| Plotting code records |
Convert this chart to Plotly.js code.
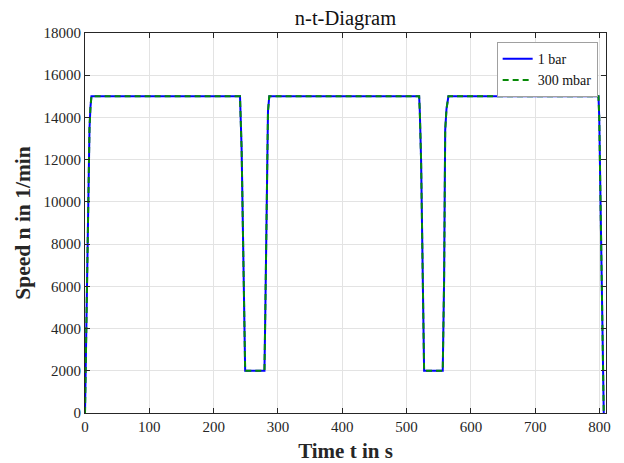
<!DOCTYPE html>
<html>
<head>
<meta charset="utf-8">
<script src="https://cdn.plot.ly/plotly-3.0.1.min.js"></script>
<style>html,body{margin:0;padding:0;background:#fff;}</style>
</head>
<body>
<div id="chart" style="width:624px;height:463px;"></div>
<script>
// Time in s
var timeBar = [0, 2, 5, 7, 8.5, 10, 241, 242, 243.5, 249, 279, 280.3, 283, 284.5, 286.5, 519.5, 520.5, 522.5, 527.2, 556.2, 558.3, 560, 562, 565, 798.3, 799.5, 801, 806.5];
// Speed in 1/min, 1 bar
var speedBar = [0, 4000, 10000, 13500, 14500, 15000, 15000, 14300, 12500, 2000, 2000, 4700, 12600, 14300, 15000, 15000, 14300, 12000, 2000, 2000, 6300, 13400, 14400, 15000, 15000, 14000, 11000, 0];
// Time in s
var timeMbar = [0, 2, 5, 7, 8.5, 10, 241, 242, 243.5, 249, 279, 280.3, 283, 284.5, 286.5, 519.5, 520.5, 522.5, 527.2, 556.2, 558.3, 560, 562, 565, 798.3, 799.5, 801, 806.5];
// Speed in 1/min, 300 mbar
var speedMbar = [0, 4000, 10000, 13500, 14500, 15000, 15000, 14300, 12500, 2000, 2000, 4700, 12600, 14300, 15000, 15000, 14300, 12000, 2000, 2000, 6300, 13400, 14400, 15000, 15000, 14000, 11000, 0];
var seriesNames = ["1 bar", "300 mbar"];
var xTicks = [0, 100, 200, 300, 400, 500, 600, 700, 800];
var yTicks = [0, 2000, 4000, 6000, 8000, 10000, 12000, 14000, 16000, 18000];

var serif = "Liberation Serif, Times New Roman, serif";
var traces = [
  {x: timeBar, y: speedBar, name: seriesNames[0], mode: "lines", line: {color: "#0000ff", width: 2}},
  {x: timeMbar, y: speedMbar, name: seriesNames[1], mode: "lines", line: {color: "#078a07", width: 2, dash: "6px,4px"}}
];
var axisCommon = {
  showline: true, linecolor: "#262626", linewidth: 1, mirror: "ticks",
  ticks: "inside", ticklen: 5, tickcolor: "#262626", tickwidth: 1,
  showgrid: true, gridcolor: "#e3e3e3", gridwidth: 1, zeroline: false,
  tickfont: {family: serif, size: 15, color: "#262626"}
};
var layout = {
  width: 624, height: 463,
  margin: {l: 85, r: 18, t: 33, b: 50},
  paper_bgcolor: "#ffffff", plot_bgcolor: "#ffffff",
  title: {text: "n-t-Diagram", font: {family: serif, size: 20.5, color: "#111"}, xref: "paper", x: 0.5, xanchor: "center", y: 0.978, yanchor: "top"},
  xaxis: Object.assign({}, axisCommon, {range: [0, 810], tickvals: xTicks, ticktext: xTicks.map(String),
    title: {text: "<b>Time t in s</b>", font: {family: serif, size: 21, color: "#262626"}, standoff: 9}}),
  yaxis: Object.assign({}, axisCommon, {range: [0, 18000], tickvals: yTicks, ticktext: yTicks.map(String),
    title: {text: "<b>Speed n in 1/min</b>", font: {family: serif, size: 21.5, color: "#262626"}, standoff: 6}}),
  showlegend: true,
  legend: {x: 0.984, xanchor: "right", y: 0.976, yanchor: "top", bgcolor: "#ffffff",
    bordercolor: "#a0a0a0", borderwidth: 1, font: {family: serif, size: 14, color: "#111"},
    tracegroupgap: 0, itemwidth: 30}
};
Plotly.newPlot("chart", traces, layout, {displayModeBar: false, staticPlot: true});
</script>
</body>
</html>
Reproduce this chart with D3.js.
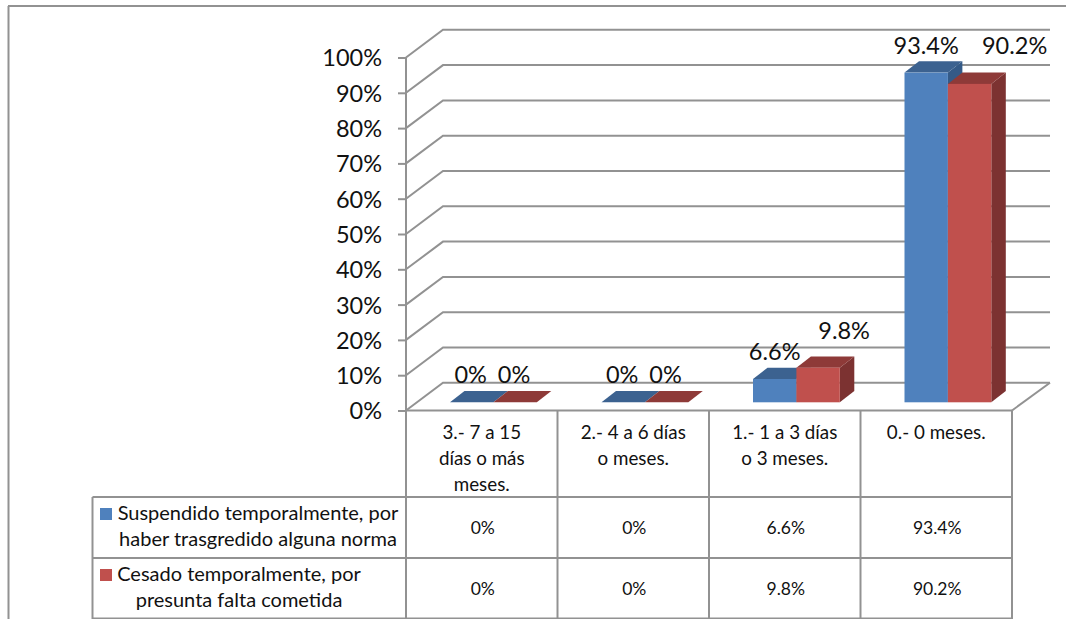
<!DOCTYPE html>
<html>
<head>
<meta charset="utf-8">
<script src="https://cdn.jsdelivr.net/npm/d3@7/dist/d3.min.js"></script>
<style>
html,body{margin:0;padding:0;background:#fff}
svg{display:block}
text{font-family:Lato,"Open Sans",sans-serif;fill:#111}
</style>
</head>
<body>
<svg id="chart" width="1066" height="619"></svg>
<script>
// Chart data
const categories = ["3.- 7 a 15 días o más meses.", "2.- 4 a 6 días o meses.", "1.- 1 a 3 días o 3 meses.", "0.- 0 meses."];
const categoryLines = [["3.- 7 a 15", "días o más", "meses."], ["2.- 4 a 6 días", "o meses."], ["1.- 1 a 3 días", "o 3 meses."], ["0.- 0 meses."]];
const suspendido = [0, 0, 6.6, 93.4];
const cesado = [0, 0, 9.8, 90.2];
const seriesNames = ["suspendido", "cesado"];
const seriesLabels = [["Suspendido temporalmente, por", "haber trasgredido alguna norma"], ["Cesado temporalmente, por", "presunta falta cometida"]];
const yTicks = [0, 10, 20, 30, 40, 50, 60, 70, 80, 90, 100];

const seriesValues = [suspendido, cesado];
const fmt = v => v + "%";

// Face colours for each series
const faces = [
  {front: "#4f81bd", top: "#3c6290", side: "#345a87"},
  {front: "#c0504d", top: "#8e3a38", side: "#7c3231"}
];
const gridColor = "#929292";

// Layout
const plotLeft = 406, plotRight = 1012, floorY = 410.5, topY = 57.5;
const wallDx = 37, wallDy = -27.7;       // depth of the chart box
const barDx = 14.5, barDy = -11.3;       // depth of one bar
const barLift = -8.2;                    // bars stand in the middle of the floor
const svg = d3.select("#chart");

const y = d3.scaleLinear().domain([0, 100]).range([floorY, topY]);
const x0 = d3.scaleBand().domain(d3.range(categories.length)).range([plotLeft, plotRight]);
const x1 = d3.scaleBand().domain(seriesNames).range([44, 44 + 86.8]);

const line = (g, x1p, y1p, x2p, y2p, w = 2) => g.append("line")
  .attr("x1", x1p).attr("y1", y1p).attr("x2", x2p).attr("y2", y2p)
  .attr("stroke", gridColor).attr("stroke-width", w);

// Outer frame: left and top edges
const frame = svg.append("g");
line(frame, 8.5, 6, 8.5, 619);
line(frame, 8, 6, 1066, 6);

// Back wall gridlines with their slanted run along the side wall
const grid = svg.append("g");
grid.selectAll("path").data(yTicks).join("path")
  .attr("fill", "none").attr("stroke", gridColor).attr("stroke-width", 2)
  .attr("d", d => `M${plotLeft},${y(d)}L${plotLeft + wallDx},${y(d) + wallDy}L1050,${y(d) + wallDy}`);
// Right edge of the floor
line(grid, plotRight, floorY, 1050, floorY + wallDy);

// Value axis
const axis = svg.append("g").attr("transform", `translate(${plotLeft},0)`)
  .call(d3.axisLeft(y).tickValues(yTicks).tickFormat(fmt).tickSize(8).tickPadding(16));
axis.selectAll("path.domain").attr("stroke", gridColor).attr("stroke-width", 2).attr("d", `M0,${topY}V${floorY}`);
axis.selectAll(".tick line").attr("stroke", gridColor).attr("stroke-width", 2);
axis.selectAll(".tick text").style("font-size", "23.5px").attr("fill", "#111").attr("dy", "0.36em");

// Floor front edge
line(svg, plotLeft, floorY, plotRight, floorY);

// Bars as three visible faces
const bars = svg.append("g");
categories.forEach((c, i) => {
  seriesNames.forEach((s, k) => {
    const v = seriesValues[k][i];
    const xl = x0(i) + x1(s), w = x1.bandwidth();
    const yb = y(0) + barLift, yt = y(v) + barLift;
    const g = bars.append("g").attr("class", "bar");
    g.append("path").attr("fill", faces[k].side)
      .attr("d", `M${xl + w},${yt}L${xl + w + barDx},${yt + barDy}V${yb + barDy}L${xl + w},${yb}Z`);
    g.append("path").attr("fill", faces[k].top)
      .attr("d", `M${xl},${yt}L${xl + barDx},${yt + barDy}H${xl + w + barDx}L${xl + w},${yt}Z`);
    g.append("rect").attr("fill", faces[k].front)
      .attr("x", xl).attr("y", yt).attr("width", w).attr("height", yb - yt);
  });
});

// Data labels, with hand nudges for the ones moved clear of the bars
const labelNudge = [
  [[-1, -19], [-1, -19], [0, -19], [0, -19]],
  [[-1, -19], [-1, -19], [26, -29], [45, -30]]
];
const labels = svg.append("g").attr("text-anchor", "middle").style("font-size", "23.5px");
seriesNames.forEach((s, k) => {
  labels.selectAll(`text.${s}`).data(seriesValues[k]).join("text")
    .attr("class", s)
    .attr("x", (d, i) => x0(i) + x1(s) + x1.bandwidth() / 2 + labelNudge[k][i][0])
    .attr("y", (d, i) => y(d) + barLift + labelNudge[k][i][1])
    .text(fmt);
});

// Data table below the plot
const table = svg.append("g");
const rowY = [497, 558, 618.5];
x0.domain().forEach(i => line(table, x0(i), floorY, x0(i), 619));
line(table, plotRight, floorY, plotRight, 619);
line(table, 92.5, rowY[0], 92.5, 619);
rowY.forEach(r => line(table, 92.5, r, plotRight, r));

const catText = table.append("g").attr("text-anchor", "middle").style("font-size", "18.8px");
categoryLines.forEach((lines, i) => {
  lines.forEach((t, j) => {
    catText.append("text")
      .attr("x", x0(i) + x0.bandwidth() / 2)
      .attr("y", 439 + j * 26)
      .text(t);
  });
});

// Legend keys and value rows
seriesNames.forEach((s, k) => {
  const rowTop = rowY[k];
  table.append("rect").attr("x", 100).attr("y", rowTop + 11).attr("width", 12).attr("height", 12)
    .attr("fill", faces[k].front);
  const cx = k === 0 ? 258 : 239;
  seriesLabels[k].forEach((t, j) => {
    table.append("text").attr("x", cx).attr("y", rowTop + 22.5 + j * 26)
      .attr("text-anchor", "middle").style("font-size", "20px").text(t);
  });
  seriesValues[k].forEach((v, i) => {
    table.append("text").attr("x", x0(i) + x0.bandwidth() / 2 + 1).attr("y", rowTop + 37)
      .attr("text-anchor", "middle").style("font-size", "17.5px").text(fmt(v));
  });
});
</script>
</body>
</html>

| TASK TO CARRY OUT |
From the line containing "Reproduce this chart with D3.js." through the line containing "const fmt = v", copy every line above exactly, without pictures.

| REPLY TO THE EXERCISE |
Reproduce this chart with D3.js.
<!DOCTYPE html>
<html>
<head>
<meta charset="utf-8">
<script src="https://cdn.jsdelivr.net/npm/d3@7/dist/d3.min.js"></script>
<style>
html,body{margin:0;padding:0;background:#fff}
svg{display:block}
text{font-family:Lato,"Open Sans",sans-serif;fill:#111}
</style>
</head>
<body>
<svg id="chart" width="1066" height="619"></svg>
<script>
// Chart data
const categories = ["3.- 7 a 15 días o más meses.", "2.- 4 a 6 días o meses.", "1.- 1 a 3 días o 3 meses.", "0.- 0 meses."];
const categoryLines = [["3.- 7 a 15", "días o más", "meses."], ["2.- 4 a 6 días", "o meses."], ["1.- 1 a 3 días", "o 3 meses."], ["0.- 0 meses."]];
const suspendido = [0, 0, 6.6, 93.4];
const cesado = [0, 0, 9.8, 90.2];
const seriesNames = ["suspendido", "cesado"];
const seriesLabels = [["Suspendido temporalmente, por", "haber trasgredido alguna norma"], ["Cesado temporalmente, por", "presunta falta cometida"]];
const yTicks = [0, 10, 20, 30, 40, 50, 60, 70, 80, 90, 100];

const seriesValues = [suspendido, cesado];
const fmt = v => v + "%";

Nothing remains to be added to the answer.